Today is the fifth day I’m staying in bed and I’m pleased to report that I’m getting better. My energy levels are picking up, which means I am on the path to recovery. The peak of this stupid virus was on Thursday and I’m glad I got through that, gosh.
This wasn’t an easy decision to make for sure, as I was looking forward to this race as my opening race of the season. It’s just unfortunate that the virus hit me at such an inappropriate time and my immunity wasn’t strong enough to fight back (my body was already in taper mode). Whoever passed me this virus, you’re an idiot. If you are sick, please stay at home and not infect others!!!
In hindsight I’m glad my dad stopped me from going. I was struggling to make a decision and he was like, PLEASE, just don’t go. I might have suffered really badly on the flight and once I’m on foreign land, who’s gonna take care of me? Being sick far away from home is never ideal.
Honestly I’ve not been this ill in years, to a point where I cannot get out of bed even. It’s scary to feel so weak, but trust that you will get better and there’s nothing you can do except rest while the body needs time to heal. There’s no miracle drug to get you back to 100% immediately so you can only be patient.

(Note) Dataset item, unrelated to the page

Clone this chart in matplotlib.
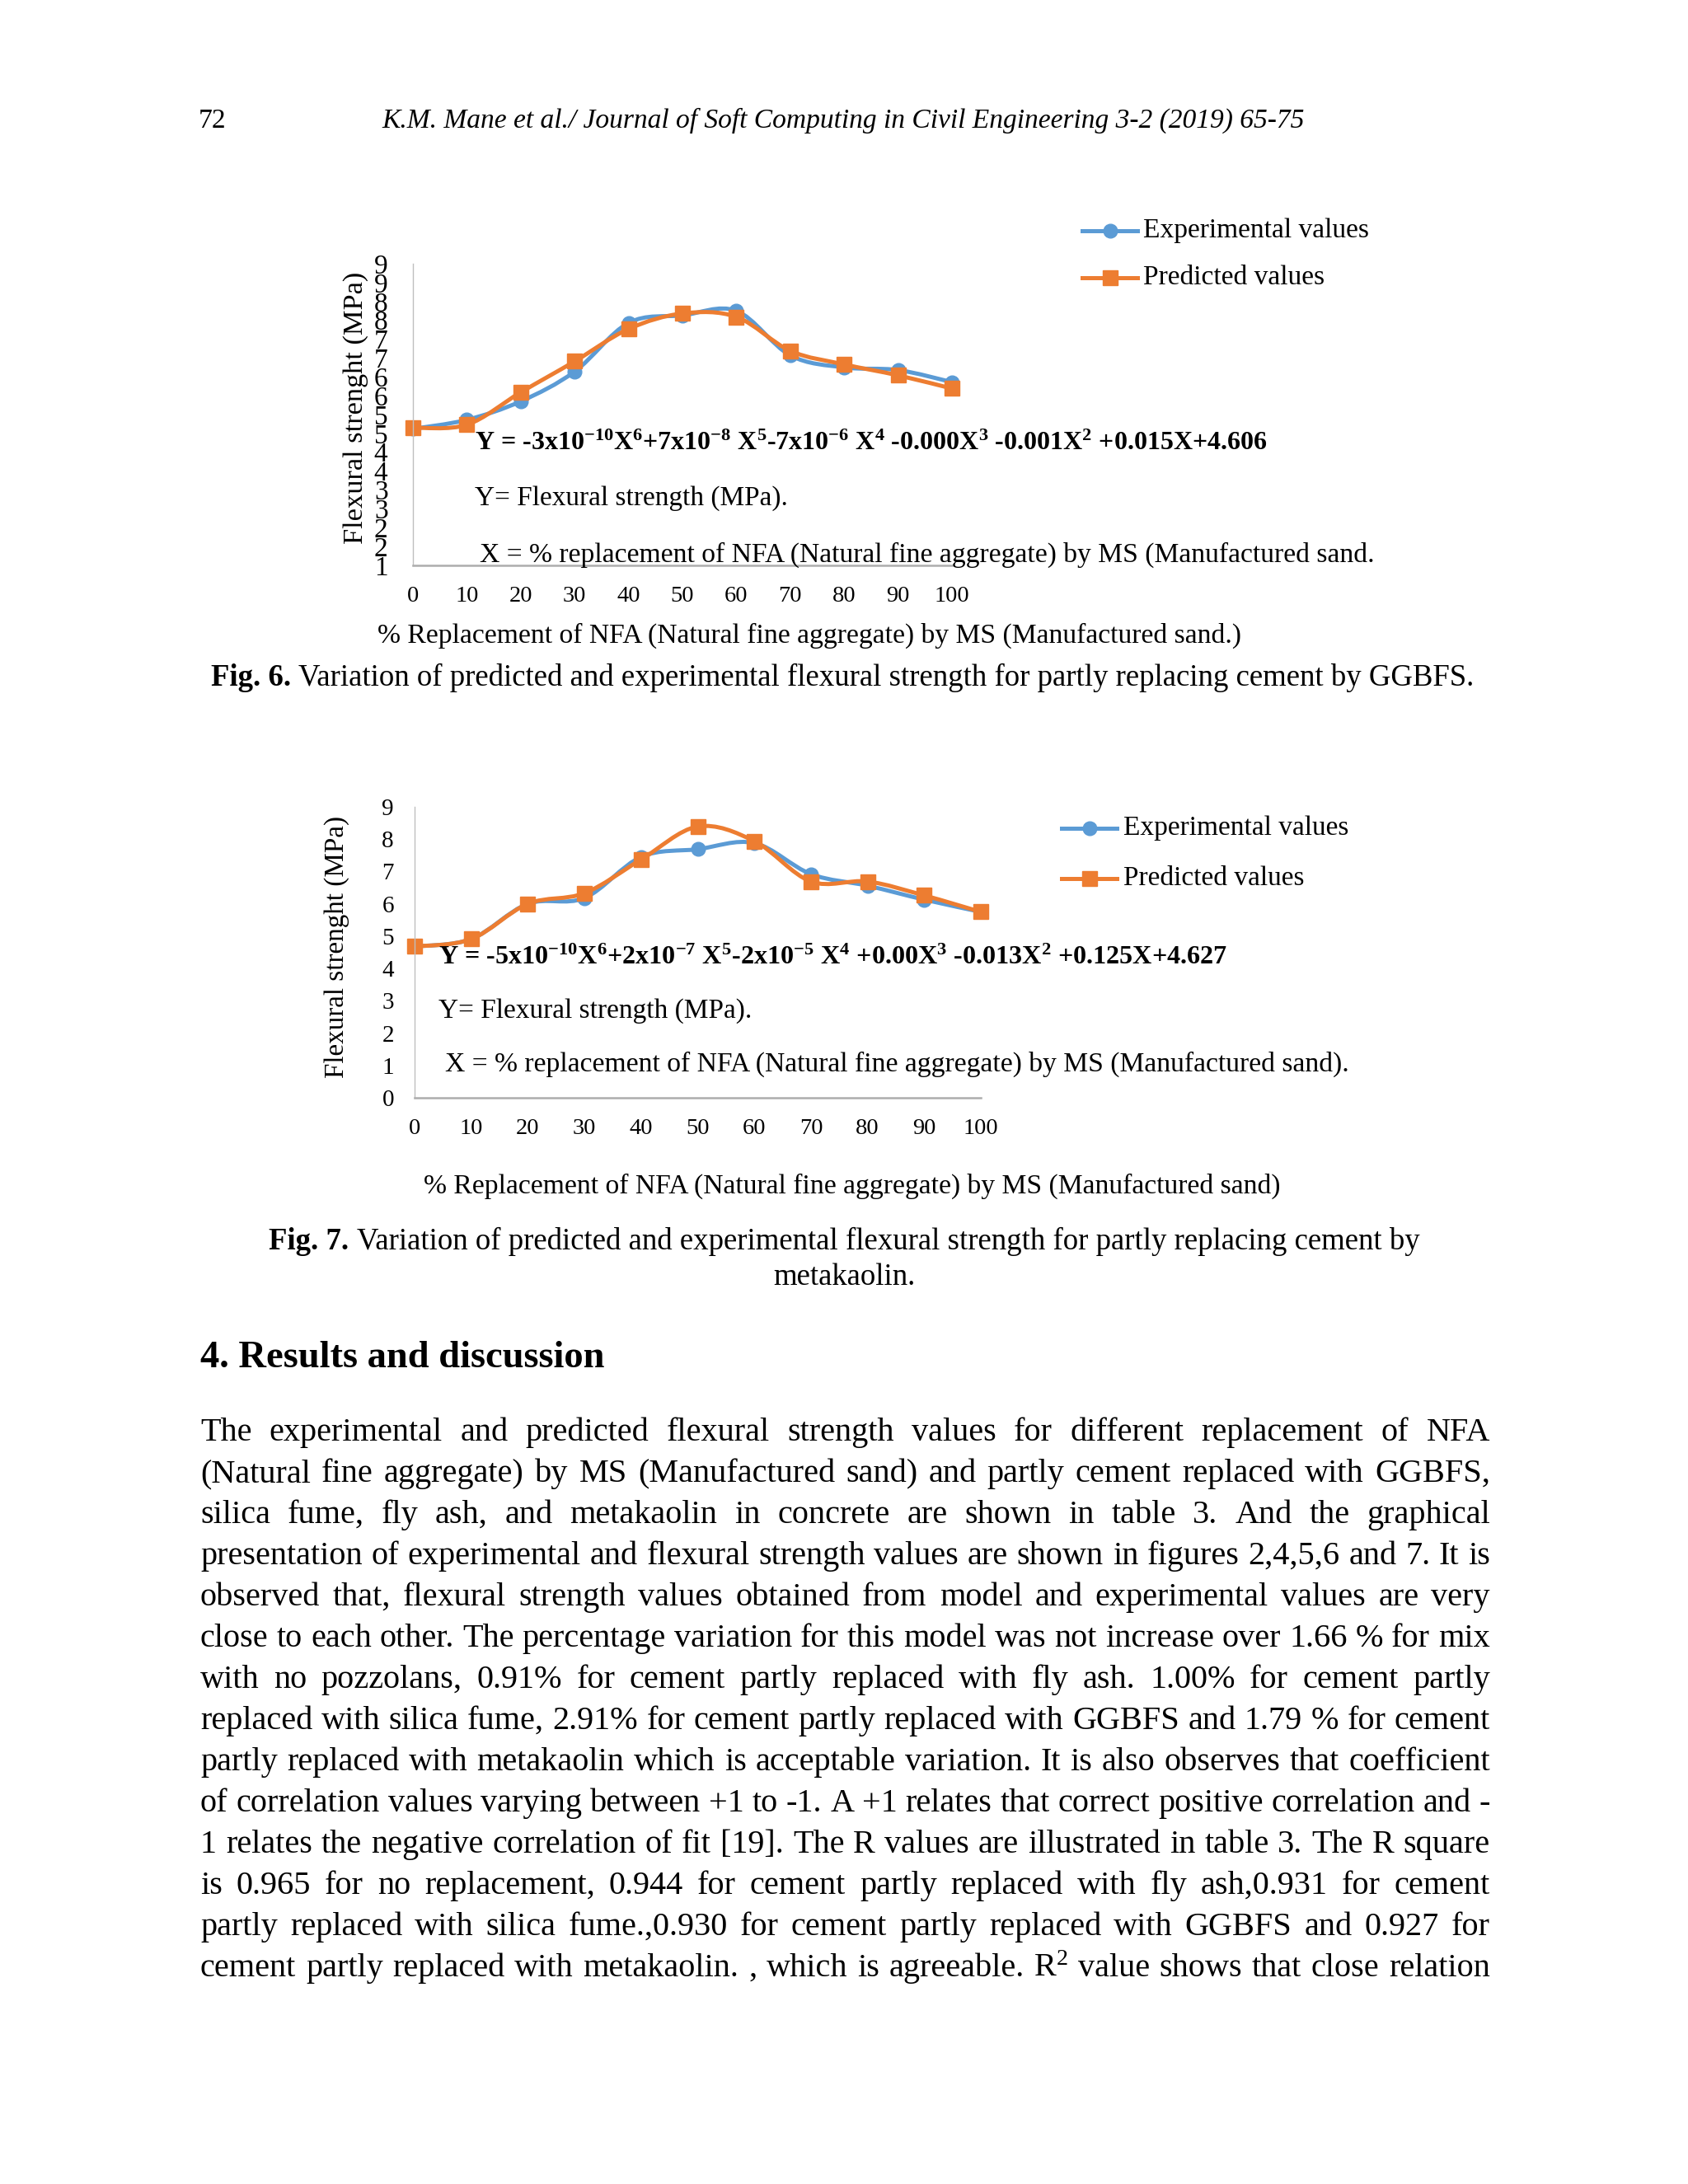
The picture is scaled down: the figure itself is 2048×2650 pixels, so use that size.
import matplotlib
matplotlib.use("Agg")
import matplotlib.pyplot as plt
from matplotlib.lines import Line2D
from matplotlib.patches import PathPatch
from matplotlib.path import Path

plt.rcParams["font.family"] = ["Liberation Serif", "DejaVu Serif"]
plt.rcParams["mathtext.fontset"] = "custom"
plt.rcParams["mathtext.rm"] = "Liberation Serif"
plt.rcParams["mathtext.it"] = "Liberation Serif:italic"
plt.rcParams["mathtext.bf"] = "Liberation Serif:bold"

W, H = 2048, 2650
BLUE = "#5B9BD5"
ORANGE = "#ED7D31"
GREY = "#BFBFBF"

# ---- data ----
replacement = [0, 10, 20, 30, 40, 50, 60, 70, 80, 90, 100]
fig6_exp = [4.62, 4.86, 5.35, 6.14, 7.43, 7.63, 7.75, 6.57, 6.25, 6.18, 5.86]
fig6_pred = [4.65, 4.73, 5.59, 6.41, 7.27, 7.68, 7.59, 6.69, 6.33, 6.04, 5.69]
fig7_exp = [4.68, 4.91, 6.00, 6.18, 7.45, 7.69, 7.88, 6.92, 6.56, 6.13, 5.75]
fig7_pred = [4.68, 4.91, 6.00, 6.33, 7.37, 8.39, 7.94, 6.69, 6.69, 6.26, 5.75]

fig6_yticks = [1, 1.5, 2, 2.5, 3, 3.5, 4, 4.5, 5, 5.5, 6, 6.5, 7, 7.5, 8, 8.5, 9]
fig6_yticklabels = ["1", "2", "2", "3", "3", "4", "4", "5", "5",
                    "6", "6", "7", "7", "8", "8", "9", "9"]
fig7_yticks = [0, 1, 2, 3, 4, 5, 6, 7, 8, 9]
fig7_yticklabels = ["0", "1", "2", "3", "4", "5", "6", "7", "8", "9"]

series_names = ["Experimental values", "Predicted values"]

eq6 = (r"Y = -3x10$^{\mathbf{-10}}$X$^{\mathbf{6}}$+7x10$^{\mathbf{-8}}$ X$^{\mathbf{5}}$"
       r"-7x10$^{\mathbf{-6}}$ X$^{\mathbf{4}}$ -0.000X$^{\mathbf{3}}$ -0.001X$^{\mathbf{2}}$ +0.015X+4.606")
eq7 = (r"Y = -5x10$^{\mathbf{-10}}$X$^{\mathbf{6}}$+2x10$^{\mathbf{-7}}$ X$^{\mathbf{5}}$"
       r"-2x10$^{\mathbf{-5}}$ X$^{\mathbf{4}}$ +0.00X$^{\mathbf{3}}$ -0.013X$^{\mathbf{2}}$ +0.125X+4.627")
y_def = "Y= Flexural strength (MPa)."
x_def6 = "X = % replacement of NFA (Natural fine aggregate) by MS (Manufactured sand."
x_def7 = "X = % replacement of NFA (Natural fine aggregate) by MS (Manufactured sand)."
xlabel6 = "% Replacement of NFA (Natural fine aggregate) by MS (Manufactured sand.)"
xlabel7 = "% Replacement of NFA (Natural fine aggregate) by MS (Manufactured sand)"
ylabel = "Flexural strenght (MPa)"

header = "K.M. Mane et al./ Journal of Soft Computing in Civil Engineering 3-2 (2019) 65-75"
cap6 = "Variation of predicted and experimental flexural strength for partly replacing cement by GGBFS."
cap7a = "Variation of predicted and experimental flexural strength for partly replacing cement by"
cap7b = "metakaolin."
heading = "4. Results and discussion"
body_lines = [
    "The experimental and predicted flexural strength values for different replacement of NFA",
    "(Natural fine aggregate) by MS (Manufactured sand) and partly cement replaced with GGBFS,",
    "silica fume, fly ash, and metakaolin in concrete are shown in table 3. And the graphical",
    "presentation of experimental and flexural strength values are shown in figures 2,4,5,6 and 7. It is",
    "observed that, flexural strength values obtained from model and experimental values are very",
    "close to each other. The percentage variation for this model was not increase over 1.66 % for mix",
    "with no pozzolans, 0.91% for cement partly replaced with fly ash. 1.00% for cement partly",
    "replaced with silica fume, 2.91% for cement partly replaced with GGBFS and 1.79 % for cement",
    "partly replaced with metakaolin which is acceptable variation. It is also observes that coefficient",
    "of correlation values varying between +1 to -1. A +1 relates that correct positive correlation and -",
    "1 relates the negative correlation of fit [19]. The R values are illustrated in table 3. The R square",
    "is 0.965 for no replacement, 0.944 for cement partly replaced with fly ash,0.931 for cement",
    "partly replaced with silica fume.,0.930 for cement partly replaced with GGBFS and 0.927 for",
    "cement partly replaced with metakaolin. , which is agreeable. R$^{2}$ value shows that close relation",
]

fig = plt.figure(figsize=(W / 100, H / 100), dpi=100)
fig.patch.set_facecolor("white")
R = fig.canvas.get_renderer()


def fx(x):
    return x / W


def fy(y):
    return 1 - y / H


def put(x, y, s, size=20, ha="left", va="baseline", **kw):
    return fig.text(fx(x), fy(y), s, fontsize=size, ha=ha, va=va, **kw)


def fit(t, length, vertical=False):
    bb = t.get_window_extent(R)
    cur = bb.height if vertical else bb.width
    t.set_fontsize(t.get_fontsize() * length / cur)
    return t.get_fontsize()


def smooth(x, y):
    # Excel style smoothed line: Catmull-Rom segments as cubic Bezier curves
    n = len(x)
    verts = [(x[0], y[0])]
    codes = [Path.MOVETO]
    for i in range(n - 1):
        x0, y0 = (x[i - 1], y[i - 1]) if i > 0 else (x[i], y[i])
        x3, y3 = (x[i + 2], y[i + 2]) if i + 2 < n else (x[i + 1], y[i + 1])
        c1 = (x[i] + (x[i + 1] - x0) / 6, y[i] + (y[i + 1] - y0) / 6)
        c2 = (x[i + 1] - (x3 - x[i]) / 6, y[i + 1] - (y3 - y[i]) / 6)
        verts += [c1, c2, (x[i + 1], y[i + 1])]
        codes += [Path.CURVE4] * 3
    return Path(verts, codes)


MARKERS = ((BLUE, "o", 12), (ORANGE, "s", 12.5))


def chart(box, ylim, yticks, yticklabels, exp, pred, ypad, ysize):
    left, right, top, bottom = box
    ax = fig.add_axes([fx(left), fy(bottom), (right - left) / W, (bottom - top) / H])
    ax.set_xlim(0, 100)
    ax.set_ylim(*ylim)
    for s in ("top", "right"):
        ax.spines[s].set_visible(False)
    ax.spines["left"].set_color(GREY)
    ax.spines["left"].set_linewidth(1.0)
    ax.spines["bottom"].set_color("#ADADAD")
    ax.spines["bottom"].set_linewidth(1.8)
    ax.set_xticks(replacement)
    ax.set_yticks(yticks)
    ax.set_yticklabels(yticklabels)
    ax.tick_params(axis="x", length=0, pad=18, labelsize=20.5)
    ax.tick_params(axis="y", length=0, pad=ypad, labelsize=ysize)
    ax.patch.set_alpha(0)
    for vals, (col, mk, ms) in zip((exp, pred), MARKERS):
        ax.add_patch(PathPatch(smooth(replacement, vals), fill=False, edgecolor=col,
                               lw=3.6, capstyle="round", joinstyle="round", clip_on=False))
        ax.plot(replacement, vals, ls="none", marker=mk, ms=ms, color=col, clip_on=False)
    return ax


def legend(x0, x1, ys, tx, width):
    for name, y, (col, mk, ms) in zip(series_names, ys, MARKERS):
        fig.add_artist(Line2D([fx(x0), fx((x0 + x1) / 2), fx(x1)], [fy(y)] * 3,
                              transform=fig.transFigure, color=col, lw=3.6,
                              marker=mk, ms=ms, markevery=[1]))
    t = put(tx, ys[0], series_names[0], va="center")
    size = fit(t, width)
    put(tx, ys[1], series_names[1], size=size, va="center")


def fitted(x0, x1, y, s, **kw):
    t = put(x0, y, s, **kw)
    fit(t, x1 - x0)
    return t


def two_part(center, width, y, bold, rest):
    a = put(0, y, bold, fontweight="bold")
    b = put(0, y, rest)
    wa = a.get_window_extent(R).width
    wb = b.get_window_extent(R).width
    gap = 0.25 * 20 / 0.72
    k = width / (wa + wb + gap)
    a.set_fontsize(20 * k)
    b.set_fontsize(20 * k)
    start = center - width / 2
    a.set_x(fx(start))
    b.set_x(fx(start + (wa + gap) * k))
    return 20 * k


# ---- page header ----
hd = fitted(463, 1583, 155, header, style="italic")
put(241, 155, "72", size=hd.get_fontsize())

# ---- Fig. 6 ----
chart((501, 1155, 320, 686), (1, 9), fig6_yticks, fig6_yticklabels, fig6_exp, fig6_pred, 22, 24)
fitted(576, 1538, 546, eq6, fontweight="bold")
fitted(576, 955, 613, y_def)
fitted(582, 1667, 682, x_def6)
legend(1313, 1380, (280, 337), 1387, 275)
t = put(432, 495, ylabel, ha="center", va="center", rotation=90)
fit(t, 330, vertical=True)
t = put(982, 780, xlabel6, ha="center")
fit(t, 1049)
two_part(1022, 1533, 832, "Fig. 6.", cap6)

# ---- Fig. 7 ----
chart((503, 1190, 979, 1332), (0, 9), fig7_yticks, fig7_yticklabels, fig7_exp, fig7_pred, 18, 21)
fitted(532, 1487, 1170, eq7, fontweight="bold")
fitted(532, 913, 1235, y_def)
fitted(540, 1637, 1300, x_def7)
legend(1288, 1355, (1005, 1066), 1363, 274)
t = put(409, 1149, ylabel, ha="center", va="center", rotation=90)
fit(t, 318, vertical=True)
t = put(1034, 1448, xlabel7, ha="center")
fit(t, 1039)
cs = two_part(1025, 1397, 1516, "Fig. 7.", cap7a)
put(1024, 1559, cap7b, size=cs, ha="center")

# ---- section text ----
fitted(243, 734, 1659, heading, fontweight="bold")

LEFT, RIGHT = 243, 1808
probe = [put(0, 0, ln, size=20) for ln in body_lines]
widest = max(p.get_window_extent(R).width for p in probe)
for p in probe:
    p.remove()
body_size = 20 * (RIGHT - LEFT) / widest

for i, ln in enumerate(body_lines):
    y = 1748 + 50 * i
    words = ln.split(" ")
    texts = [put(0, y, w, size=body_size) for w in words]
    widths = [t.get_window_extent(R).width for t in texts]
    gap = (RIGHT - LEFT - sum(widths)) / (len(words) - 1)
    x = LEFT
    for t, w in zip(texts, widths):
        t.set_x(fx(x))
        x += w + gap

fig.savefig("out.png", dpi=100, facecolor="white")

Does this suck? Yes it does. Do I feel frustrated? Yeah. But I think I made the right decision not to race. There will always be another race to do, but you cannot bring back your health if you destroy it. Everything happens for a reason and we just got to keep surging forward.
In fact, my next race is in three weeks at the Ironman 70.3 Taiwan. Right now I’m just gonna focus on getting better and getting my energy levels back so I can build up for Taiwan.
Remember, you’re only knocked down, not knocked out!